### Data provided
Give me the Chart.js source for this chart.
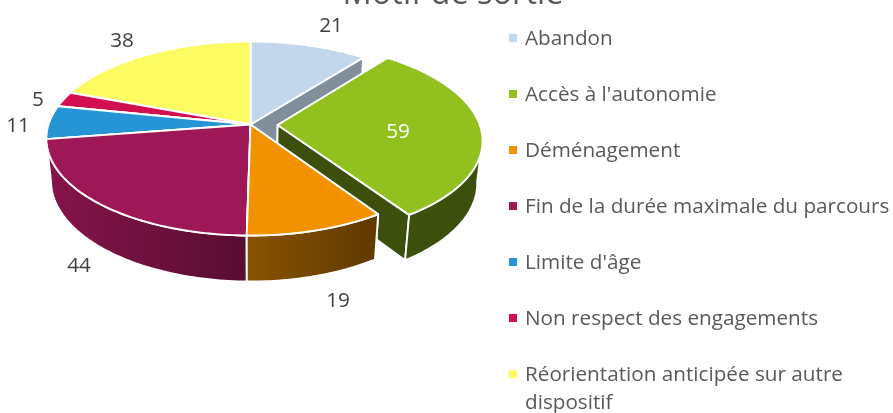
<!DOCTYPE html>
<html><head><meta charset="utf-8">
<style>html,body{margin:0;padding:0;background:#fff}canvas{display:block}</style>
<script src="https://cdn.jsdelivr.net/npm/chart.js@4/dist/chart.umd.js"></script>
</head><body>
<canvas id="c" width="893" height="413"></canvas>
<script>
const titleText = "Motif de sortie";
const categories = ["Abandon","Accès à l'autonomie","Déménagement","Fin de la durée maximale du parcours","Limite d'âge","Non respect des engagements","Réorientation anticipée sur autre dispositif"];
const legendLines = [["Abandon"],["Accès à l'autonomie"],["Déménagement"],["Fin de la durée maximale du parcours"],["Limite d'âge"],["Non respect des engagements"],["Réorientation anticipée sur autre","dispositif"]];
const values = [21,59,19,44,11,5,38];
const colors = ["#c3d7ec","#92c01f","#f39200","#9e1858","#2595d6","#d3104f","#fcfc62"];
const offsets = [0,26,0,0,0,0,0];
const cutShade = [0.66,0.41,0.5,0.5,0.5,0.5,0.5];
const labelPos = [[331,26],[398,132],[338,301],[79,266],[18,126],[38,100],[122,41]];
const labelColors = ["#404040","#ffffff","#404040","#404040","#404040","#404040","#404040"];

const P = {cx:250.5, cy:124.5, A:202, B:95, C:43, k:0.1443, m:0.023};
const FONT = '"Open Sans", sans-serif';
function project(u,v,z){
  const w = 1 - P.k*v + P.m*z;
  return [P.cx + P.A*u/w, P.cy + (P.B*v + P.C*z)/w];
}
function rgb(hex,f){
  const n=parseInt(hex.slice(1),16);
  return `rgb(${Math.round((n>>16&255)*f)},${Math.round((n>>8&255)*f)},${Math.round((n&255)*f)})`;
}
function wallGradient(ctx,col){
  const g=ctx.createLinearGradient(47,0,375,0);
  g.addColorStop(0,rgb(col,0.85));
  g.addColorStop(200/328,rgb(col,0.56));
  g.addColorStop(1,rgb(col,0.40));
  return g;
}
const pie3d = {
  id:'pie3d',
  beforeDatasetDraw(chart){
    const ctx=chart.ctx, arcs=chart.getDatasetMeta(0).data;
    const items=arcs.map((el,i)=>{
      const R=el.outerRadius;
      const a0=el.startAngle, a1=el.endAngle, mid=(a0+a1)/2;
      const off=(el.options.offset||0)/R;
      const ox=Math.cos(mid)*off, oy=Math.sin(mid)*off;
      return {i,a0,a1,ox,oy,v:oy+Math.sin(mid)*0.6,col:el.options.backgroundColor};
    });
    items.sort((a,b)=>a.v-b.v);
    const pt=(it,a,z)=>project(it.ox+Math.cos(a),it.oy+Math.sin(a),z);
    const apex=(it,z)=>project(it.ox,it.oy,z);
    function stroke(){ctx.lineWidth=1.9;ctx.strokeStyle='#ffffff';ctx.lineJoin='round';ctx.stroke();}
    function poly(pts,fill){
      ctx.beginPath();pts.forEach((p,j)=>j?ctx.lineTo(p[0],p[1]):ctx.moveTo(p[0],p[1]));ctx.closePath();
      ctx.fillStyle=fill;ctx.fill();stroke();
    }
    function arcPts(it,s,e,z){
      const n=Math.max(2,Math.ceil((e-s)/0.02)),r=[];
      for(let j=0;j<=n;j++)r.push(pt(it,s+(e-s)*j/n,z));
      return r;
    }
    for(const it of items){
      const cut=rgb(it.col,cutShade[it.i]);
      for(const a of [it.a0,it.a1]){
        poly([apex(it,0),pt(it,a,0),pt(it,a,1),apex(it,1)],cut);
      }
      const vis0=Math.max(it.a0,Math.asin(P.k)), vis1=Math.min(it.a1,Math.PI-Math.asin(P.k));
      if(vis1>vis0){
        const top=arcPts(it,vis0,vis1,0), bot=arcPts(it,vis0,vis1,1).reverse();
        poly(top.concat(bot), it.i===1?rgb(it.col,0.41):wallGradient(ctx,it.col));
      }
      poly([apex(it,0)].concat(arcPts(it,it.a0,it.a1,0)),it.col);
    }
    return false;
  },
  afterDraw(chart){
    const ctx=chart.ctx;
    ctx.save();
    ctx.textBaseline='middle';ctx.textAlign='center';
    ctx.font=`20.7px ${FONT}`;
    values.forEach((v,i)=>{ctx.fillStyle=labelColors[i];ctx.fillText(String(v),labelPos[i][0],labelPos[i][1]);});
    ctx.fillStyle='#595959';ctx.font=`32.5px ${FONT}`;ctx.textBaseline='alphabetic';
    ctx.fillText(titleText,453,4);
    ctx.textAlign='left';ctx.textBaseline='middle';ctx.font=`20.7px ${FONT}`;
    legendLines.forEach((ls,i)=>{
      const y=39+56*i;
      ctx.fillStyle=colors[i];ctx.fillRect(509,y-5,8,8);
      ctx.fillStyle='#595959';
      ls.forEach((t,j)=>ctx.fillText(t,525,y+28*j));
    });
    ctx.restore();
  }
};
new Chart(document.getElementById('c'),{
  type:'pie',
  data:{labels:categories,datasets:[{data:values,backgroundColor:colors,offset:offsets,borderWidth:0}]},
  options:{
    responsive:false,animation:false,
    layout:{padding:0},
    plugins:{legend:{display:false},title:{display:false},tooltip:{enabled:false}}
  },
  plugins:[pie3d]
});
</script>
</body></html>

### Written problem
Repeat the data exactly, dropping every picture it holds.

### Completed task
Give me the Chart.js source for this chart.
<!DOCTYPE html>
<html><head><meta charset="utf-8">
<style>html,body{margin:0;padding:0;background:#fff}canvas{display:block}</style>
<script src="https://cdn.jsdelivr.net/npm/chart.js@4/dist/chart.umd.js"></script>
</head><body>
<canvas id="c" width="893" height="413"></canvas>
<script>
const titleText = "Motif de sortie";
const categories = ["Abandon","Accès à l'autonomie","Déménagement","Fin de la durée maximale du parcours","Limite d'âge","Non respect des engagements","Réorientation anticipée sur autre dispositif"];
const legendLines = [["Abandon"],["Accès à l'autonomie"],["Déménagement"],["Fin de la durée maximale du parcours"],["Limite d'âge"],["Non respect des engagements"],["Réorientation anticipée sur autre","dispositif"]];
const values = [21,59,19,44,11,5,38];
const colors = ["#c3d7ec","#92c01f","#f39200","#9e1858","#2595d6","#d3104f","#fcfc62"];
const offsets = [0,26,0,0,0,0,0];
const cutShade = [0.66,0.41,0.5,0.5,0.5,0.5,0.5];
const labelPos = [[331,26],[398,132],[338,301],[79,266],[18,126],[38,100],[122,41]];
const labelColors = ["#404040","#ffffff","#404040","#404040","#404040","#404040","#404040"];

const P = {cx:250.5, cy:124.5, A:202, B:95, C:43, k:0.1443, m:0.023};
const FONT = '"Open Sans", sans-serif';
function project(u,v,z){
  const w = 1 - P.k*v + P.m*z;
  return [P.cx + P.A*u/w, P.cy + (P.B*v + P.C*z)/w];
}
function rgb(hex,f){
  const n=parseInt(hex.slice(1),16);
  return `rgb(${Math.round((n>>16&255)*f)},${Math.round((n>>8&255)*f)},${Math.round((n&255)*f)})`;
}
function wallGradient(ctx,col){
  const g=ctx.createLinearGradient(47,0,375,0);
  g.addColorStop(0,rgb(col,0.85));
  g.addColorStop(200/328,rgb(col,0.56));
  g.addColorStop(1,rgb(col,0.40));
  return g;
}
const pie3d = {
  id:'pie3d',
  beforeDatasetDraw(chart){
    const ctx=chart.ctx, arcs=chart.getDatasetMeta(0).data;
    const items=arcs.map((el,i)=>{
      const R=el.outerRadius;
      const a0=el.startAngle, a1=el.endAngle, mid=(a0+a1)/2;
      const off=(el.options.offset||0)/R;
      const ox=Math.cos(mid)*off, oy=Math.sin(mid)*off;
      return {i,a0,a1,ox,oy,v:oy+Math.sin(mid)*0.6,col:el.options.backgroundColor};
    });
    items.sort((a,b)=>a.v-b.v);
    const pt=(it,a,z)=>project(it.ox+Math.cos(a),it.oy+Math.sin(a),z);
    const apex=(it,z)=>project(it.ox,it.oy,z);
    function stroke(){ctx.lineWidth=1.9;ctx.strokeStyle='#ffffff';ctx.lineJoin='round';ctx.stroke();}
    function poly(pts,fill){
      ctx.beginPath();pts.forEach((p,j)=>j?ctx.lineTo(p[0],p[1]):ctx.moveTo(p[0],p[1]));ctx.closePath();
      ctx.fillStyle=fill;ctx.fill();stroke();
    }
    function arcPts(it,s,e,z){
      const n=Math.max(2,Math.ceil((e-s)/0.02)),r=[];
      for(let j=0;j<=n;j++)r.push(pt(it,s+(e-s)*j/n,z));
      return r;
    }
    for(const it of items){
      const cut=rgb(it.col,cutShade[it.i]);
      for(const a of [it.a0,it.a1]){
        poly([apex(it,0),pt(it,a,0),pt(it,a,1),apex(it,1)],cut);
      }
      const vis0=Math.max(it.a0,Math.asin(P.k)), vis1=Math.min(it.a1,Math.PI-Math.asin(P.k));
      if(vis1>vis0){
        const top=arcPts(it,vis0,vis1,0), bot=arcPts(it,vis0,vis1,1).reverse();
        poly(top.concat(bot), it.i===1?rgb(it.col,0.41):wallGradient(ctx,it.col));
      }
      poly([apex(it,0)].concat(arcPts(it,it.a0,it.a1,0)),it.col);
    }
    return false;
  },
  afterDraw(chart){
    const ctx=chart.ctx;
    ctx.save();
    ctx.textBaseline='middle';ctx.textAlign='center';
    ctx.font=`20.7px ${FONT}`;
    values.forEach((v,i)=>{ctx.fillStyle=labelColors[i];ctx.fillText(String(v),labelPos[i][0],labelPos[i][1]);});
    ctx.fillStyle='#595959';ctx.font=`32.5px ${FONT}`;ctx.textBaseline='alphabetic';
    ctx.fillText(titleText,453,4);
    ctx.textAlign='left';ctx.textBaseline='middle';ctx.font=`20.7px ${FONT}`;
    legendLines.forEach((ls,i)=>{
      const y=39+56*i;
      ctx.fillStyle=colors[i];ctx.fillRect(509,y-5,8,8);
      ctx.fillStyle='#595959';
      ls.forEach((t,j)=>ctx.fillText(t,525,y+28*j));
    });
    ctx.restore();
  }
};
new Chart(document.getElementById('c'),{
  type:'pie',
  data:{labels:categories,datasets:[{data:values,backgroundColor:colors,offset:offsets,borderWidth:0}]},
  options:{
    responsive:false,animation:false,
    layout:{padding:0},
    plugins:{legend:{display:false},title:{display:false},tooltip:{enabled:false}}
  },
  plugins:[pie3d]
});
</script>
</body></html>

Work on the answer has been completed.